17. Accountability was practiced at every level. Even the “senior” leaders of each congregation were accountable to the leaders of other congregations. This created a sense of solidarity and camaraderie, which is essential in an environment that is hostile, and in which Christians are such a tiny minority.
18. There was a conscious awareness among church planters and trainers that their identity, methods, patterns, and attitudes would be emulated by the new believers and congregations. They were the models or patterns on which new work would be based. This resulted in great intentionality in these key areas.
19. When work had to be done in Mandarin, every possible effort was made to ensure that it would be passed on in XYZese at the first generation. They XYZese churches then imitated this pattern in planting cross-cultural congregations.
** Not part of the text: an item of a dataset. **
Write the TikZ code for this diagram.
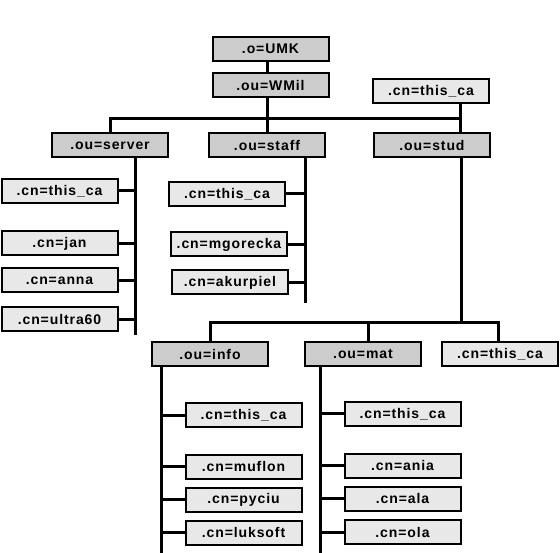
\documentclass[tikz,border=0pt]{standalone}
\usepackage{fontspec}
\setmainfont{Liberation Sans}[LetterSpace=6.5]
\definecolor{oufill}{HTML}{CCCCCC}
\definecolor{cnfill}{HTML}{E8E8E8}
\begin{document}
\begin{tikzpicture}[x=1pt,y=-1pt,
  box/.style={draw=black, line width=2pt, minimum width=116pt, minimum height=24pt,
    inner sep=0pt, font=\fontsize{14}{16}\selectfont\bfseries},
  ou/.style={box, fill=oufill},
  cn/.style={box, fill=cnfill},
  conn/.style={line width=3pt}]
\useasboundingbox (0,0) rectangle (560,553);
% nodes
\node[ou] (umk) at (270.5,49) {.o=UMK};
\node[ou] (wmil) at (270.5,85.5) {.ou=WMil};
\node[cn] (topca) at (431,91) {.cn=this\_ca};
\node[ou] (server) at (110,145.5) {.ou=server};
\node[ou] (staff) at (267,145.5) {.ou=staff};
\node[ou] (stud) at (432,145.5) {.ou=stud};
\node[cn] (s1) at (59.5,191) {.cn=this\_ca};
\node[cn] (s2) at (59.5,243.5) {.cn=jan};
\node[cn] (s3) at (59.5,280.5) {.cn=anna};
\node[cn] (s4) at (59.5,319.5) {.cn=ultra60};
\node[cn] (t1) at (227,194) {.cn=this\_ca};
\node[cn] (t2) at (229,244.5) {.cn=mgorecka};
\node[cn] (t3) at (230,282.5) {.cn=akurpiel};
\node[ou] (info) at (210,354.5) {.ou=info};
\node[ou] (mat) at (363,354.5) {.ou=mat};
\node[cn] (studca) at (500,354.5) {.cn=this\_ca};
\node[cn] (i1) at (243.5,415.5) {.cn=this\_ca};
\node[cn] (i2) at (243.5,466.5) {.cn=muflon};
\node[cn] (i3) at (243.5,499.5) {.cn=pyciu};
\node[cn] (i4) at (243.5,532.5) {.cn=luksoft};
\node[cn] (m1) at (402.5,414) {.cn=this\_ca};
\node[cn] (m2) at (402.5,465.5) {.cn=ania};
\node[cn] (m3) at (402.5,498.5) {.cn=ala};
\node[cn] (m4) at (402.5,532) {.cn=ola};
% coordinates
\coordinate (j1) at (460,119);
\coordinate (sv) at (135,335);
\coordinate (tv) at (305,303);
\coordinate (j2) at (461,323);
\coordinate (md) at (368,323);
\coordinate (sd) at (498,323);
\coordinate (iv) at (161,553);
\coordinate (mv) at (320,553);
% top connectors
\draw[conn] (umk.south -| staff.north) -- (wmil.north -| staff.north);
\draw[conn] (wmil.south -| staff.north) -- (staff.north);
\draw[conn] (server.north) |- (j1);
\draw[conn] (topca.south -| j1) -- (stud.north -| j1);
% server children
\draw[conn] (server.south -| sv) -- (sv);
\foreach \n in {s1,s2,s3,s4} \draw[conn] (\n.east) -- (\n.east -| sv);
% staff children
\draw[conn] (staff.south -| tv) -- (tv);
\foreach \n in {t1,t2,t3} \draw[conn] (\n.east) -- (\n.east -| tv);
% stud children
\draw[conn] (stud.south -| j2) -- (j2);
\draw[conn] (info.north) |- (sd) -- (studca.north -| sd);
\draw[conn] (mat.north -| md) -- (md);
% info children
\draw[conn] (info.south -| iv) -- (iv);
\foreach \n in {i1,i2,i3,i4} \draw[conn] (\n.west) -- (\n.west -| iv);
% mat children
\draw[conn] (mat.south -| mv) -- (mv);
\foreach \n in {m1,m2,m3,m4} \draw[conn] (\n.west) -- (\n.west -| mv);
\end{tikzpicture}
\end{document}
20. Ethnic Chinese people exclusively were used as trainers and church planters, helping to avoid impressions of Christianity as a Western religion. This resulted in churches which were very “at home” in the culture.
21. Low education levels were catered to in terms of indirect and informal teaching styles and forms. Scriptures, hymns, training materials, evangelistic materials, and Bible teaching were all distributed on cassette. Video materials were used where appropriate. Training was based on personal interaction (modeling, mentoring, and on-the-job training) rather than written materials.
22. There was a tremendous amount of specific prayer focused on the XYZese people and their evangelization. This was done by groups of people on several continents who were committed to pray regularly for the XYZese using specific and timely prayer requests provided by newsletters, phone, and e-mail. God moved because His people asked.
23. It was God’s time for the XYZese. He had clearly been preparing them and preparing His people for the task. He was working for His glory in such a way that no one else could possibly take credit for it. It was clearly a sovereign work of grace.
In reflecting on these 23 Reasons for Rapid Church Growth, my colleague Bob Rasmussen makes the following observations:
The factors seem to fall into two general categories: those that we can affect and those we cannot. In the first category are things like every believer expected to share the gospel, early baptism, leadership from the beginning, etc. In the second category are factors that are beyond our ability to affect but are left to God and society at large. In this category would be persecution, lack of wherewithal to have church buildings, etc.
It is interesting to me that the obstacles for replicating factors within our control are of our own making. Our traditions. This would suggest that in seeking rapid church multiplication, one key area leaders should re-examine is traditions that inhibit.
New wine demands new wineskins.
What insights does reading these 23 Reasons spark in you?
What traditions do you need to re-examine?
How can you remove inhibitors to rapid multiplication?